The request object is intentionally lightweight -- it does not contain the adapter weights themselves, only the information needed to locate and identify them. This separation of concerns allows the engine to manage adapter weight caching and swapping independently of the request lifecycle.
Usage
Use LoRA request creation when:
- Associating a specific LoRA adapter with an inference request
- Building a multi-LoRA serving pipeline where different prompts target different adapters
- Constructing request batches that mix base-model and adapter-augmented requests
- Defining multiple adapter identities that reference the same underlying weights (for testing or A/B comparison)
Theoretical Basis
The LoRA request object embodies several important design decisions:
Identity via Name: Equality comparison and hashing are based solely on lora_name, not on the integer ID or path. This means two LoRA request objects with the same name are considered equivalent even if they point to different paths. This design enables consistent identification of adapters across distributed engine components.

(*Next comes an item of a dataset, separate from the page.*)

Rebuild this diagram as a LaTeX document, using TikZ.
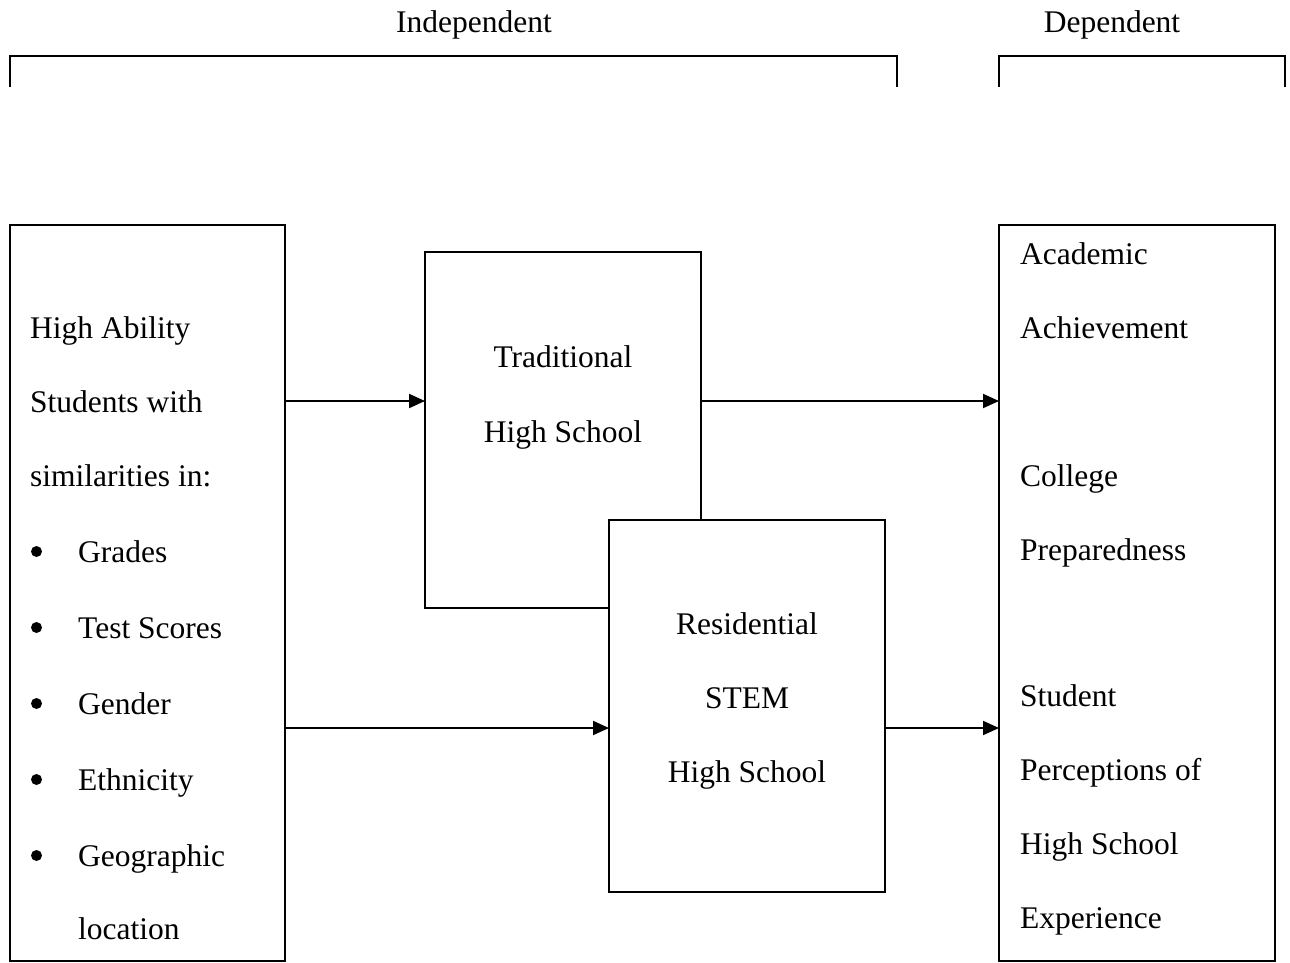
\documentclass[tikz,border=0pt]{standalone}
\usepackage{fontspec}
\setmainfont{Liberation Serif}
\usetikzlibrary{arrows.meta}
\begin{document}
\begin{tikzpicture}[x=1pt,y=-1pt,
  box/.style={draw,line width=2pt,fill=white,outer sep=0pt,inner sep=0pt},
  txt/.style={font=\fontsize{31.5}{37}\selectfont,inner sep=0pt},
  ltxt/.style={txt,anchor=base west},
  ctxt/.style={txt,anchor=base},
  dot/.style={circle,fill=black,inner sep=0pt,minimum size=11pt},
  arr/.style={line width=2pt,-{Triangle[length=16pt,width=14pt]}},
  brk/.style={line width=2pt}]
\useasboundingbox (0,0) rectangle (1290,962);
% headers
\node[ctxt] (indep) at (474,32) {Independent};
\node[ctxt] (dep) at (1112,32) {Dependent};
\draw[brk] (10,87) -- (10,56) -- (897,56) -- (897,87);
\draw[brk] (999,87) -- (999,56) -- (1285,56) -- (1285,87);
% boxes
\node[box,minimum width=275pt,minimum height=736pt] (left) at (147.5,593) {};
\node[box,minimum width=276pt,minimum height=356pt] (trad) at (563,430) {};
\node[box,minimum width=276pt,minimum height=372pt] (res) at (747,706) {};
\node[box,minimum width=276pt,minimum height=736pt] (right) at (1137,593) {};
% rows
\coordinate (r1) at (0,401);
\coordinate (r2) at (0,728);
\draw[arr] (left.east |- r1) -- (trad.west |- r1);
\draw[arr] (trad.east |- r1) -- (right.west |- r1);
\draw[arr] (left.east |- r2) -- (res.west |- r2);
\draw[arr] (res.east |- r2) -- (right.west |- r2);
% left box text
\node[ltxt] (l1) at (30,338) {High Ability};
\node[ltxt] (l2) at (30,412) {Students with};
\node[ltxt] (l3) at (30,486) {similarities in:};
\node[ltxt] (l4) at (78,562) {Grades};
\node[ltxt] (l5) at (78,638) {Test Scores};
\node[ltxt] (l6) at (78,714) {Gender};
\node[ltxt] (l7) at (78,790) {Ethnicity};
\node[ltxt] (l8) at (78,866) {Geographic};
\node[ltxt] (l9) at (78,939) {location};
\node[dot] (b4) at (36.5,551.5) {};
\node[dot] (b5) at (36.5,627.5) {};
\node[dot] (b6) at (36.5,703.5) {};
\node[dot] (b7) at (36.5,779.5) {};
\node[dot] (b8) at (36.5,855.5) {};
% traditional
\node[ctxt] (t1) at (563,367) {Traditional};
\node[ctxt] (t2) at (563,442) {High School};
% residential
\node[ctxt] (s1) at (747,634) {Residential};
\node[ctxt] (s2) at (747,708) {STEM};
\node[ctxt] (s3) at (747,782) {High School};
% right box text
\node[ltxt] (d1) at (1020,264) {Academic};
\node[ltxt] (d2) at (1020,338) {Achievement};
\node[ltxt] (d3) at (1020,486) {College};
\node[ltxt] (d4) at (1020,560) {Preparedness};
\node[ltxt] (d5) at (1020,706) {Student};
\node[ltxt] (d6) at (1020,780) {Perceptions of};
\node[ltxt] (d7) at (1020,854) {High School};
\node[ltxt] (d8) at (1020,928) {Experience};
\end{tikzpicture}
\end{document}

Positive Integer IDs: The lora_int_id must be strictly greater than zero. This constraint exists because the ID is used internally to index into adapter weight arrays, where index 0 is reserved for the base model (no adapter). The integer ID must be globally unique for a given adapter within a running engine.
Non-Empty Path: The lora_path is validated to be non-empty. This ensures that every LoRA request object can be traced to an actual adapter weight directory on the filesystem.
Struct-Based Design: The object is implemented as a msgspec.Struct with array_like=True serialization, enabling efficient zero-copy serialization across process boundaries in multi-process engine configurations.